--- START DATA SEGMENT ---

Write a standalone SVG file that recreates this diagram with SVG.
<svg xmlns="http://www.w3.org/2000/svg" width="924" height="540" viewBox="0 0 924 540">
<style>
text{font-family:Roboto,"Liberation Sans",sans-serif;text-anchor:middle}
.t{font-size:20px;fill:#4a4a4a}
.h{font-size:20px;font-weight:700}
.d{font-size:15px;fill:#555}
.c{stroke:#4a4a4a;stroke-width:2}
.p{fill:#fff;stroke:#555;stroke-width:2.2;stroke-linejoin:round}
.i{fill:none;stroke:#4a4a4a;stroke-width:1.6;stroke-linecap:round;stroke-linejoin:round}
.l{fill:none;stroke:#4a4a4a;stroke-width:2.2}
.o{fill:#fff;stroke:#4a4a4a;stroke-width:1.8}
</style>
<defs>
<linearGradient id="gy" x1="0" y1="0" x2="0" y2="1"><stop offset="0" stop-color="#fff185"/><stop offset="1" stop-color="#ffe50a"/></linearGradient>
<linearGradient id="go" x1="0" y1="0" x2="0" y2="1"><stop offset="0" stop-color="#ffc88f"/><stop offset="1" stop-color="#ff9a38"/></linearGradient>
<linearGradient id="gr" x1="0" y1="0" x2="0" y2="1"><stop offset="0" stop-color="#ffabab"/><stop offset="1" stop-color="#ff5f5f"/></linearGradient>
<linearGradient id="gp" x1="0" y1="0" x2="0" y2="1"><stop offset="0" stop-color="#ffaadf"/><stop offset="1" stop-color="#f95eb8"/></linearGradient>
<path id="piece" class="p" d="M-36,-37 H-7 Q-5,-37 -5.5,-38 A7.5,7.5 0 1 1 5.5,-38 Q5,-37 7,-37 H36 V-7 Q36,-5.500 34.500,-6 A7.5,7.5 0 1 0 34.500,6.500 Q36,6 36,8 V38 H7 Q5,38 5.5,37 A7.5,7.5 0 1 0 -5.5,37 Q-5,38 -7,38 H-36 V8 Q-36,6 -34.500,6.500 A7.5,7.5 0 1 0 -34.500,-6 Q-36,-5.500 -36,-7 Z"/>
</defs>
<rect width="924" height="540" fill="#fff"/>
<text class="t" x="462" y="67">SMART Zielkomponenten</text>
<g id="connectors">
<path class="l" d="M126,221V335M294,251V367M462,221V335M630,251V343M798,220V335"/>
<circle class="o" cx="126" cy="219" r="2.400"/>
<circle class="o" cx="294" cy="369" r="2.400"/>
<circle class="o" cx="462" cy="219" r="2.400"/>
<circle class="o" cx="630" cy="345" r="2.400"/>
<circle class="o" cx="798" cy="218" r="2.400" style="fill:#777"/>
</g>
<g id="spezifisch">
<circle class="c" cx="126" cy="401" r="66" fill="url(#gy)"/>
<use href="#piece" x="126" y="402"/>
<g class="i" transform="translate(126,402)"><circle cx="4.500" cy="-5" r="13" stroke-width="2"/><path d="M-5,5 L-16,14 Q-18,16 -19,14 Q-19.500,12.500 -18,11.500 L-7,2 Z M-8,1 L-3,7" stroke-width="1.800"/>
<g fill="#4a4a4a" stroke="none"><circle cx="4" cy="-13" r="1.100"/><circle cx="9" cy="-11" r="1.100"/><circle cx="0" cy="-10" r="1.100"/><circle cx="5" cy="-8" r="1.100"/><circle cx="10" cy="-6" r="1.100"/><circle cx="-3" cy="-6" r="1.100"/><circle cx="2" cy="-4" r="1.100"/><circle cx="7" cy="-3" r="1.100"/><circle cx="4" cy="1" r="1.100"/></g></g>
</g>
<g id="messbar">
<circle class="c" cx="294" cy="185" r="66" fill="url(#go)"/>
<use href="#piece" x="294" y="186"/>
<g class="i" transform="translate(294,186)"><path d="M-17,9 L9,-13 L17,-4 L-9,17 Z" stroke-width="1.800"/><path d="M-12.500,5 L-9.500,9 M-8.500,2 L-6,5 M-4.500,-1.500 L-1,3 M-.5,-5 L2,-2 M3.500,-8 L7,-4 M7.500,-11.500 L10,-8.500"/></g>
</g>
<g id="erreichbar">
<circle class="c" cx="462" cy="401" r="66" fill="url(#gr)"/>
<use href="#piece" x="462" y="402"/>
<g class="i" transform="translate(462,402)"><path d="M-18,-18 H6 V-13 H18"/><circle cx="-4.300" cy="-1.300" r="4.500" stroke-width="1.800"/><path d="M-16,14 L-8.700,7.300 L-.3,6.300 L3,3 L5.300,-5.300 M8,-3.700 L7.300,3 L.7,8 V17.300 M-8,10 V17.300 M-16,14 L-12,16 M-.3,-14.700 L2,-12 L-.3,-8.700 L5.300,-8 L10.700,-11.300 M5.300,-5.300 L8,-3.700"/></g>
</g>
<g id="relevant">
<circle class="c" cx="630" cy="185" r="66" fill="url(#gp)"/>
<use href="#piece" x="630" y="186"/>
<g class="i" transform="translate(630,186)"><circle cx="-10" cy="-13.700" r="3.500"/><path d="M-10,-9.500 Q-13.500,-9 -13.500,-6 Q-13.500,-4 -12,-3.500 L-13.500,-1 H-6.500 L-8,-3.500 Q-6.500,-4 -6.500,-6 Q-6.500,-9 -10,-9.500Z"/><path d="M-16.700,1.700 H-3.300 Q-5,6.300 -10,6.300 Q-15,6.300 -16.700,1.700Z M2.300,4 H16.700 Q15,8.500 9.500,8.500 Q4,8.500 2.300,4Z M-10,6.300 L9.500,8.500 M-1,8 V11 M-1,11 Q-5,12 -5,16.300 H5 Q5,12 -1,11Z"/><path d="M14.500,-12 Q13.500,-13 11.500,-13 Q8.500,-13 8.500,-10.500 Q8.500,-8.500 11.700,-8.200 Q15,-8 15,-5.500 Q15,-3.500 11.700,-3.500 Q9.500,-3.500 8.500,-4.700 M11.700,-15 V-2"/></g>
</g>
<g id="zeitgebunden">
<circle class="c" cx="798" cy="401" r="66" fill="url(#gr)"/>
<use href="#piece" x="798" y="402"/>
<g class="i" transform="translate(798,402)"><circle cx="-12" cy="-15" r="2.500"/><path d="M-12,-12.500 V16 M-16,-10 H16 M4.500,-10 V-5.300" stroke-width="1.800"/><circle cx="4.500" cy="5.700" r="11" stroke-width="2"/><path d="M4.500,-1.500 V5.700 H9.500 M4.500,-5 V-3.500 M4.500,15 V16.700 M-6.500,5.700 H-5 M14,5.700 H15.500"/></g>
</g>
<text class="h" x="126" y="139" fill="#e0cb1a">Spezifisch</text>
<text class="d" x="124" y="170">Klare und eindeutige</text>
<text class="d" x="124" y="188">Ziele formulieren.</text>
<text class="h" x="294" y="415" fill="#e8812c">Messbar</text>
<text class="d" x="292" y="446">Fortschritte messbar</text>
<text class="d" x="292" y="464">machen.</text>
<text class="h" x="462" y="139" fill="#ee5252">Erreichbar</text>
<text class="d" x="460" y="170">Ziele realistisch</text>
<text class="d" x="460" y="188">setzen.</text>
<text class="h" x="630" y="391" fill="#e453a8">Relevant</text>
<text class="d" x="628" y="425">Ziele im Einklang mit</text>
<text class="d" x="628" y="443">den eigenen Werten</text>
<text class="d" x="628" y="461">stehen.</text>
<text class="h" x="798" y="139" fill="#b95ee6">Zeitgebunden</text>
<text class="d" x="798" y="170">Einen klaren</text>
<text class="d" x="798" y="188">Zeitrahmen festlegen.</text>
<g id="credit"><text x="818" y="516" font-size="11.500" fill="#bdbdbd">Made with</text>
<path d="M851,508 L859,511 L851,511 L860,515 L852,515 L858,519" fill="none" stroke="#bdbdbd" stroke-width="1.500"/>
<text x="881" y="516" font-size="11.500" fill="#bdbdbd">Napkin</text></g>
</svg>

--- END DATA SEGMENT ---

### PROBLEM TO SOLVE
Extract all the material, leaving every line as it is.

### EXPECTED ANSWER
Write a standalone SVG file that recreates this diagram with SVG.
<svg xmlns="http://www.w3.org/2000/svg" width="924" height="540" viewBox="0 0 924 540">
<style>
text{font-family:Roboto,"Liberation Sans",sans-serif;text-anchor:middle}
.t{font-size:20px;fill:#4a4a4a}
.h{font-size:20px;font-weight:700}
.d{font-size:15px;fill:#555}
.c{stroke:#4a4a4a;stroke-width:2}
.p{fill:#fff;stroke:#555;stroke-width:2.2;stroke-linejoin:round}
.i{fill:none;stroke:#4a4a4a;stroke-width:1.6;stroke-linecap:round;stroke-linejoin:round}
.l{fill:none;stroke:#4a4a4a;stroke-width:2.2}
.o{fill:#fff;stroke:#4a4a4a;stroke-width:1.8}
</style>
<defs>
<linearGradient id="gy" x1="0" y1="0" x2="0" y2="1"><stop offset="0" stop-color="#fff185"/><stop offset="1" stop-color="#ffe50a"/></linearGradient>
<linearGradient id="go" x1="0" y1="0" x2="0" y2="1"><stop offset="0" stop-color="#ffc88f"/><stop offset="1" stop-color="#ff9a38"/></linearGradient>
<linearGradient id="gr" x1="0" y1="0" x2="0" y2="1"><stop offset="0" stop-color="#ffabab"/><stop offset="1" stop-color="#ff5f5f"/></linearGradient>
<linearGradient id="gp" x1="0" y1="0" x2="0" y2="1"><stop offset="0" stop-color="#ffaadf"/><stop offset="1" stop-color="#f95eb8"/></linearGradient>
<path id="piece" class="p" d="M-36,-37 H-7 Q-5,-37 -5.5,-38 A7.5,7.5 0 1 1 5.5,-38 Q5,-37 7,-37 H36 V-7 Q36,-5.500 34.500,-6 A7.5,7.5 0 1 0 34.500,6.500 Q36,6 36,8 V38 H7 Q5,38 5.5,37 A7.5,7.5 0 1 0 -5.5,37 Q-5,38 -7,38 H-36 V8 Q-36,6 -34.500,6.500 A7.5,7.5 0 1 0 -34.500,-6 Q-36,-5.500 -36,-7 Z"/>
</defs>
<rect width="924" height="540" fill="#fff"/>
<text class="t" x="462" y="67">SMART Zielkomponenten</text>
<g id="connectors">
<path class="l" d="M126,221V335M294,251V367M462,221V335M630,251V343M798,220V335"/>
<circle class="o" cx="126" cy="219" r="2.400"/>
<circle class="o" cx="294" cy="369" r="2.400"/>
<circle class="o" cx="462" cy="219" r="2.400"/>
<circle class="o" cx="630" cy="345" r="2.400"/>
<circle class="o" cx="798" cy="218" r="2.400" style="fill:#777"/>
</g>
<g id="spezifisch">
<circle class="c" cx="126" cy="401" r="66" fill="url(#gy)"/>
<use href="#piece" x="126" y="402"/>
<g class="i" transform="translate(126,402)"><circle cx="4.500" cy="-5" r="13" stroke-width="2"/><path d="M-5,5 L-16,14 Q-18,16 -19,14 Q-19.500,12.500 -18,11.500 L-7,2 Z M-8,1 L-3,7" stroke-width="1.800"/>
<g fill="#4a4a4a" stroke="none"><circle cx="4" cy="-13" r="1.100"/><circle cx="9" cy="-11" r="1.100"/><circle cx="0" cy="-10" r="1.100"/><circle cx="5" cy="-8" r="1.100"/><circle cx="10" cy="-6" r="1.100"/><circle cx="-3" cy="-6" r="1.100"/><circle cx="2" cy="-4" r="1.100"/><circle cx="7" cy="-3" r="1.100"/><circle cx="4" cy="1" r="1.100"/></g></g>
</g>
<g id="messbar">
<circle class="c" cx="294" cy="185" r="66" fill="url(#go)"/>
<use href="#piece" x="294" y="186"/>
<g class="i" transform="translate(294,186)"><path d="M-17,9 L9,-13 L17,-4 L-9,17 Z" stroke-width="1.800"/><path d="M-12.500,5 L-9.500,9 M-8.500,2 L-6,5 M-4.500,-1.500 L-1,3 M-.5,-5 L2,-2 M3.500,-8 L7,-4 M7.500,-11.500 L10,-8.500"/></g>
</g>
<g id="erreichbar">
<circle class="c" cx="462" cy="401" r="66" fill="url(#gr)"/>
<use href="#piece" x="462" y="402"/>
<g class="i" transform="translate(462,402)"><path d="M-18,-18 H6 V-13 H18"/><circle cx="-4.300" cy="-1.300" r="4.500" stroke-width="1.800"/><path d="M-16,14 L-8.700,7.300 L-.3,6.300 L3,3 L5.300,-5.300 M8,-3.700 L7.300,3 L.7,8 V17.300 M-8,10 V17.300 M-16,14 L-12,16 M-.3,-14.700 L2,-12 L-.3,-8.700 L5.300,-8 L10.700,-11.300 M5.300,-5.300 L8,-3.700"/></g>
</g>
<g id="relevant">
<circle class="c" cx="630" cy="185" r="66" fill="url(#gp)"/>
<use href="#piece" x="630" y="186"/>
<g class="i" transform="translate(630,186)"><circle cx="-10" cy="-13.700" r="3.500"/><path d="M-10,-9.500 Q-13.500,-9 -13.500,-6 Q-13.500,-4 -12,-3.500 L-13.500,-1 H-6.500 L-8,-3.500 Q-6.500,-4 -6.500,-6 Q-6.500,-9 -10,-9.500Z"/><path d="M-16.700,1.700 H-3.300 Q-5,6.300 -10,6.300 Q-15,6.300 -16.700,1.700Z M2.300,4 H16.700 Q15,8.500 9.500,8.500 Q4,8.500 2.300,4Z M-10,6.300 L9.500,8.500 M-1,8 V11 M-1,11 Q-5,12 -5,16.300 H5 Q5,12 -1,11Z"/><path d="M14.500,-12 Q13.500,-13 11.500,-13 Q8.500,-13 8.500,-10.500 Q8.500,-8.500 11.700,-8.200 Q15,-8 15,-5.500 Q15,-3.500 11.700,-3.500 Q9.500,-3.500 8.500,-4.700 M11.700,-15 V-2"/></g>
</g>
<g id="zeitgebunden">
<circle class="c" cx="798" cy="401" r="66" fill="url(#gr)"/>
<use href="#piece" x="798" y="402"/>
<g class="i" transform="translate(798,402)"><circle cx="-12" cy="-15" r="2.500"/><path d="M-12,-12.500 V16 M-16,-10 H16 M4.500,-10 V-5.300" stroke-width="1.800"/><circle cx="4.500" cy="5.700" r="11" stroke-width="2"/><path d="M4.500,-1.500 V5.700 H9.500 M4.500,-5 V-3.500 M4.500,15 V16.700 M-6.500,5.700 H-5 M14,5.700 H15.500"/></g>
</g>
<text class="h" x="126" y="139" fill="#e0cb1a">Spezifisch</text>
<text class="d" x="124" y="170">Klare und eindeutige</text>
<text class="d" x="124" y="188">Ziele formulieren.</text>
<text class="h" x="294" y="415" fill="#e8812c">Messbar</text>
<text class="d" x="292" y="446">Fortschritte messbar</text>
<text class="d" x="292" y="464">machen.</text>
<text class="h" x="462" y="139" fill="#ee5252">Erreichbar</text>
<text class="d" x="460" y="170">Ziele realistisch</text>
<text class="d" x="460" y="188">setzen.</text>
<text class="h" x="630" y="391" fill="#e453a8">Relevant</text>
<text class="d" x="628" y="425">Ziele im Einklang mit</text>
<text class="d" x="628" y="443">den eigenen Werten</text>
<text class="d" x="628" y="461">stehen.</text>
<text class="h" x="798" y="139" fill="#b95ee6">Zeitgebunden</text>
<text class="d" x="798" y="170">Einen klaren</text>
<text class="d" x="798" y="188">Zeitrahmen festlegen.</text>
<g id="credit"><text x="818" y="516" font-size="11.500" fill="#bdbdbd">Made with</text>
<path d="M851,508 L859,511 L851,511 L860,515 L852,515 L858,519" fill="none" stroke="#bdbdbd" stroke-width="1.500"/>
<text x="881" y="516" font-size="11.500" fill="#bdbdbd">Napkin</text></g>
</svg>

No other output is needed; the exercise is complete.